◆ Task directions ◆
Write out the opening lines of the data word for word, up to and including the line with "plt.rcParams['font.family'] = ['Liberation", and leave every picture and every later line out.

◆ Data provided ◆
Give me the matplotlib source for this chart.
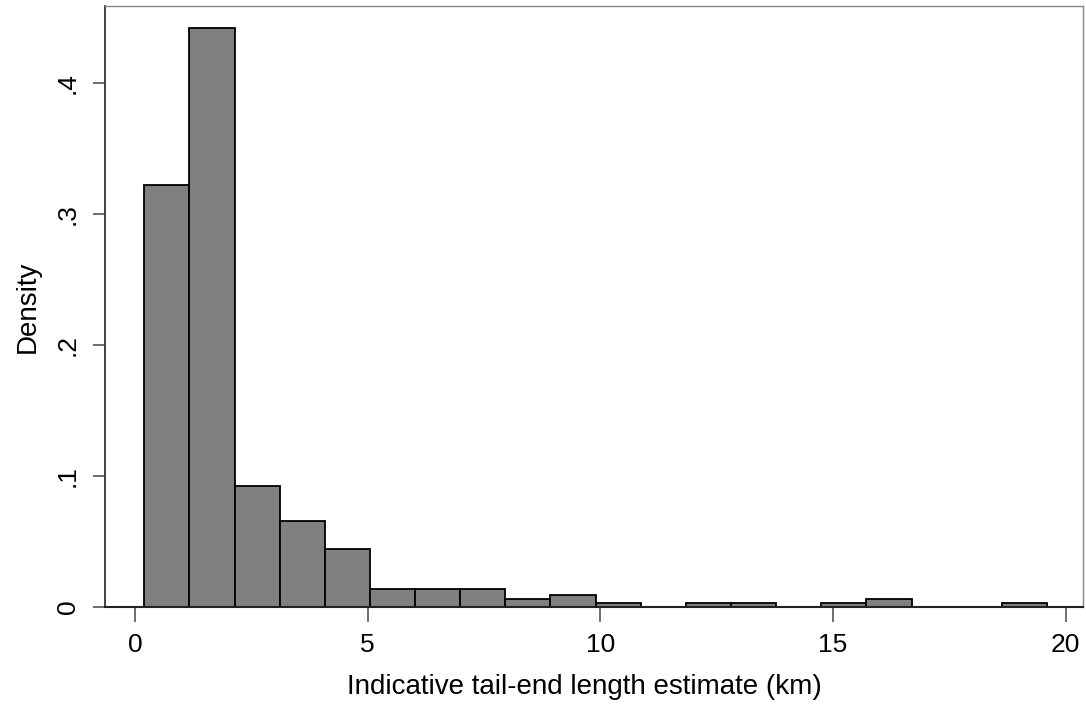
import matplotlib
matplotlib.use("Agg")
import matplotlib.pyplot as plt
from matplotlib.ticker import FixedLocator, FuncFormatter

# histogram: 20 bins starting at 0.2, width ~0.97 km
bin_start = 0.2
bin_width = 0.97
density = [0.322, 0.442, 0.092, 0.066, 0.044, 0.014, 0.014, 0.014, 0.006, 0.009,
           0.003, 0.0, 0.003, 0.003, 0.0, 0.003, 0.006, 0.0, 0.0, 0.003]
x_ticks = [0, 5, 10, 15, 20]
y_ticks = [0, 0.1, 0.2, 0.3, 0.4]

plt.rcParams['font.family'] = ['Liberation Sans', 'DejaVu Sans']

fig = plt.figure(figsize=(10.86, 7.04), dpi=100)
ax = fig.add_axes([0.0967, 0.1378, 0.9003, 0.8537])

lefts = [bin_start + i * bin_width for i in range(len(density))]
nonzero = [(l, d) for l, d in zip(lefts, density) if d > 0]
ax.bar([l for l, d in nonzero], [d for l, d in nonzero], width=bin_width,
       align="edge", color="#808080", edgecolor="black", linewidth=1.3, zorder=2)

ax.set_xlim(-0.644, 20.37)
ax.set_ylim(0, 0.4588)

ax.xaxis.set_major_locator(FixedLocator(x_ticks))
ax.yaxis.set_major_locator(FixedLocator(y_ticks))
ax.yaxis.set_major_formatter(FuncFormatter(lambda v, p: "0" if v == 0 else ("%.1f" % v).lstrip("0")))

ax.tick_params(axis="both", direction="out", width=1.2, color="#555555", labelsize=19)
ax.tick_params(axis="x", length=11, pad=8)
ax.tick_params(axis="y", length=9, pad=9)
for lab in ax.get_yticklabels():
    lab.set_rotation(90)
    lab.set_va("center")

for side in ["top", "right"]:
    ax.spines[side].set_color("#888888")
    ax.spines[side].set_linewidth(1.0)
ax.spines["left"].set_color("#333333")
ax.spines["left"].set_linewidth(1.3)
ax.spines["bottom"].set_color("#222222")
ax.spines["bottom"].set_linewidth(1.5)

ax.set_xlabel("Indicative tail-end length estimate (km)", fontsize=20)
ax.xaxis.set_label_coords(0.49, -0.112)
ax.set_ylabel("Density", fontsize=20, labelpad=11)

fig.savefig("out.png", dpi=100)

◆ Solution for this problem ◆
Give me the matplotlib source for this chart.
import matplotlib
matplotlib.use("Agg")
import matplotlib.pyplot as plt
from matplotlib.ticker import FixedLocator, FuncFormatter

# histogram: 20 bins starting at 0.2, width ~0.97 km
bin_start = 0.2
bin_width = 0.97
density = [0.322, 0.442, 0.092, 0.066, 0.044, 0.014, 0.014, 0.014, 0.006, 0.009,
           0.003, 0.0, 0.003, 0.003, 0.0, 0.003, 0.006, 0.0, 0.0, 0.003]
x_ticks = [0, 5, 10, 15, 20]
y_ticks = [0, 0.1, 0.2, 0.3, 0.4]

plt.rcParams['font.family'] = ['Liberation Sans', 'DejaVu Sans']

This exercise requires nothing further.